[MUD-Dev] Clients
Katrina McClelan
kitkat at directcheck.aries.net
Mon Feb 23 21:58:00 CET 1998
On Sun, 22 Feb 1998 coder at ibm.net wrote:
> >Particularly if you use ncurses and expect (partually
> >dangerous) the the receiving client supports colors in some way or
> >another (doesn't have to be vt100 with ncurses).
>
> Nope, the core problem with implementing curses support in the MUD server
> is terminal definition. In the classical case this was not a problem as
> the terminal type was defined by the application's environment ($TERM,
> terminfo, termcap and company). These resources and that definition
> ability are not available for a client connecting directly to a port on a
> server.
>
They are as much as it is connecting to port 23 is on a UNIX box. The
telnet protocol is supposed to be able to pass term type (TELOPT_TTYPE ==
24). I agree that some telnet programs are quite stupid about this.
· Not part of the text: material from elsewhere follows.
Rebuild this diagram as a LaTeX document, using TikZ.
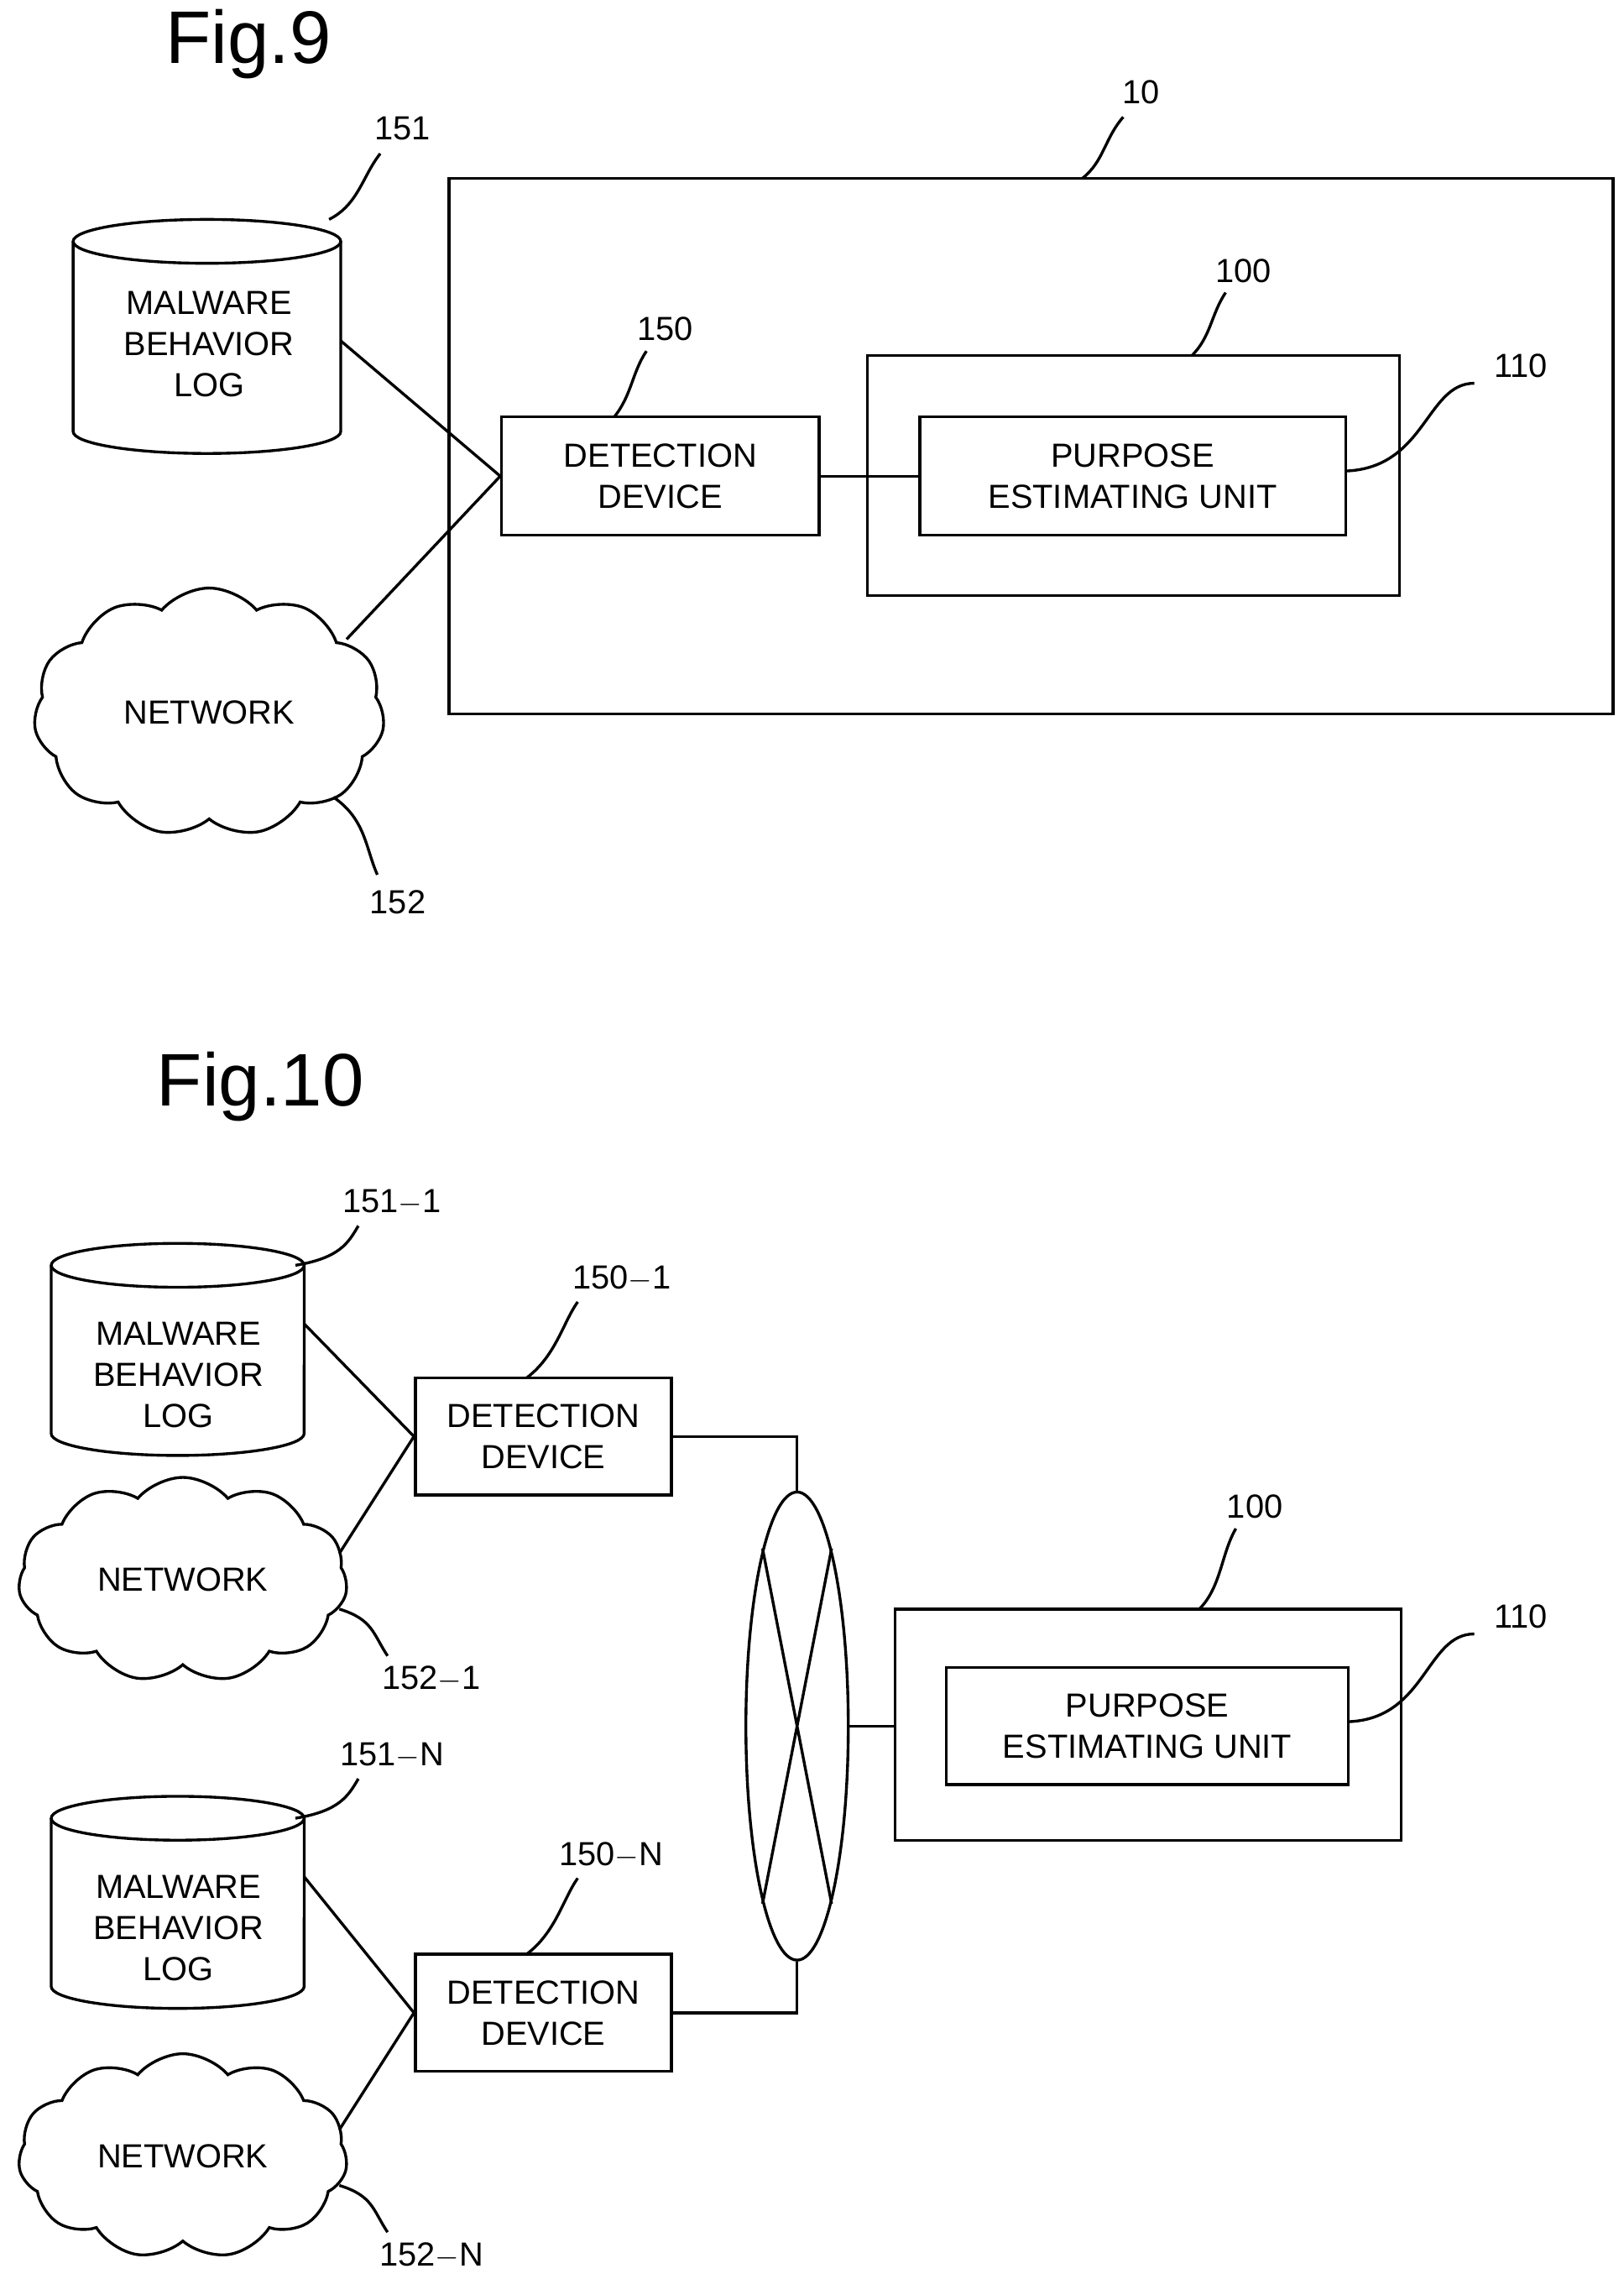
\documentclass[tikz,border=0pt]{standalone}
\usepackage{fontspec}
\setmainfont{Liberation Sans}
\usetikzlibrary{shapes.symbols,shapes.geometric}

\begin{document}
\begin{tikzpicture}[x=0.02cm, y=-0.02cm, line width=1.1pt,
	box/.style={draw, align=center, font=\fontsize{13}{16}\selectfont},
	frame/.style={draw},
	lbl/.style={font=\fontsize{13}{15}\selectfont},
	ttl/.style={font=\fontsize{29}{33}\selectfont},
	net/.style={draw, cloud, cloud puffs=11, cloud puff arc=100, aspect=1.5, font=\fontsize{13}{16}\selectfont},
	txt/.style={align=center, font=\fontsize{13}{16}\selectfont, inner sep=0pt}]
	\useasboundingbox (0,0) rectangle (1110,1558);
	% Fig.9
	\node[ttl] (t9) at (170,30) {Fig.9};
	\draw (307,122) rectangle (1103,488);
	\node[lbl] (l10) at (780,63) {10};
	\draw (768,80) .. controls (755,95) and (755,110) .. (740,122);
	\draw (593,243) rectangle (957,407);
	\node[lbl] (l100) at (850,185) {100};
	\draw (838,200) .. controls (828,215) and (828,230) .. (815,243);
	\node[box, minimum width=217*0.02cm, minimum height=81*0.02cm] (det) at (451.5,325.5) {DETECTION\\DEVICE};
	\node[lbl] (l150) at (455,225) {150};
	\draw (442,240) .. controls (432,255) and (432,270) .. (420,285);
	\node[box, minimum width=291*0.02cm, minimum height=81*0.02cm] (peu) at (774.5,325.5) {PURPOSE\\ESTIMATING UNIT};
	\node[lbl] (l110) at (1040,250) {110};
	\draw (1008,262) .. controls (975,262) and (975,320) .. (920,322);
	% cylinder 151
	\draw (50,165) -- (50,295) arc[start angle=180, end angle=360, x radius=1.83cm, y radius=0.3cm] -- (233,165);
	\draw (141.5,165) ellipse[x radius=1.83cm, y radius=0.3cm];
	\node[txt] (log) at (143,235) {MALWARE\\BEHAVIOR\\LOG};
	\coordinate (logR) at (233,233);
	\node[lbl] (l151) at (275,88) {151};
	\draw (260,105) .. controls (248,120) and (245,140) .. (225,150);
	\node[net, minimum width=240*0.02cm, minimum height=170*0.02cm] (cloud) at (143,487) {NETWORK};
	\coordinate (cloudR) at (237,437);
	\node[lbl] (l152) at (272,617) {152};
	\draw (258,598) .. controls (250,580) and (250,560) .. (228,545);
	\draw (logR) -- (det.west) -- (cloudR);
	\draw (det) -- (peu);
	% Fig.10
	\node[ttl] (t10) at (178,743) {Fig.10};
	\foreach \nm/\yt/\cy/\dy/\sfx/\lx in {a/850/940/982/1/425, b/1228/1318/1376/N/418}{
		\draw (35,\yt+15) -- (35,\yt+130) arc[start angle=180, end angle=360, x radius=1.73cm, y radius=0.3cm] -- (208,\yt+15);
		\draw (121.5,\yt+15) ellipse[x radius=1.73cm, y radius=0.3cm];
		\node[txt] (log\nm) at (122,\cy) {MALWARE\\BEHAVIOR\\LOG};
		\coordinate (logR\nm) at (208,\cy-35);
		\node[lbl] (l151\nm) at (268,\yt-28) {151$-$\sfx};
		\draw (245,\yt-12) .. controls (238,\yt) and (232,\yt+10) .. (202,\yt+15);
		\node[box, minimum width=175*0.02cm, minimum height=80*0.02cm] (det\nm) at (371.5,\dy) {DETECTION\\DEVICE};
		\node[lbl] (l150\nm) at (\lx,\dy-108) {150$-$\sfx};
		\draw (395,\dy-92) .. controls (385,\dy-78) and (380,\dy-55) .. (360,\dy-40);
		\node[net, minimum width=225*0.02cm, minimum height=118*0.02cm] (cloud\nm) at (125,\dy+98) {NETWORK};
		\coordinate (cloudR\nm) at (232,\dy+80);
		\node[lbl] (l152\nm) at (295,\dy+166) {152$-$\sfx};
		\draw (265,\dy+150) .. controls (255,\dy+135) and (255,\dy+125) .. (232,\dy+118);
		\draw (logR\nm) -- (det\nm.west) -- (cloudR\nm);
	}
	\node[draw, ellipse, minimum width=70*0.02cm, minimum height=320*0.02cm, inner sep=0pt] (hub) at (545,1180) {};
	\draw (hub.101) -- (hub.281) (hub.79) -- (hub.259);
	\draw (deta.east) -| (hub.north);
	\draw (detb.east) -| (hub.south);
	\draw (612,1100) rectangle (958,1258);
	\node[lbl] (m100) at (858,1030) {100};
	\draw (845,1045) .. controls (835,1062) and (835,1085) .. (820,1100);
	\node[box, minimum width=275*0.02cm, minimum height=80*0.02cm] (peu2) at (784.5,1180) {PURPOSE\\ESTIMATING UNIT};
	\node[lbl] (m110) at (1040,1105) {110};
	\draw (1008,1117) .. controls (975,1117) and (975,1175) .. (922,1177);
	\draw (hub.east) -- (612,1180);
\end{tikzpicture}
\end{document}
However it's not too hard to find a client that works sanely in this regard.
> How does the server know what terminal type the remote client is
> emulating?
see above. You query it.
> Many telnet clients very poorly or partially implement even
> the VT-* terminal types.
See above.
> Additionally it is often quite difficult (and
> few know how) to set the desired terminal type in quite a many telnet
> clients.
>
Aye, I suppose you'll always have people that don't have a clue. These
same people will be the ones that have trouble downloading a client too
*shrug*
> The next problem is simultaneously supporting multiple terminal types from
> a single executing binary. Many curses implementations handle that
> extremely poorly, almost forcing you to require all clients to use a
> single terminal definition.
>
Freely availible, ncurses does a fairly good job of doing this. It is
distributed with a terminfo database, can read from this database in a
user defined directory (if you lack root access to just install it), and
takes arguments to newterm to define which term type to use:
SCREEN *newterm(char *type, FILE *outfd, FILE *infd);
.....The routine newterm() should
be called once for each terminal. It returns a variable of
type SCREEN * which should be saved as a reference to that
terminal. The arguments are the type of the terminal to be
used in place of $TERM, a file pointer for output to the
terminal, and another file pointer for input from the termi-
nal (if type is NULL, $TERM will be used). The program must
also call endwin() for each terminal being used before exit-
ing from curses. If newterm() is called more than once for
the same terminal, the first terminal referred to must be
the last one for which endwin() is called.
> That given, curses works very nicely.
Yeah, the only real problem is a client telnet that does not support
negotiation of term type (which it is SUPPOSED to).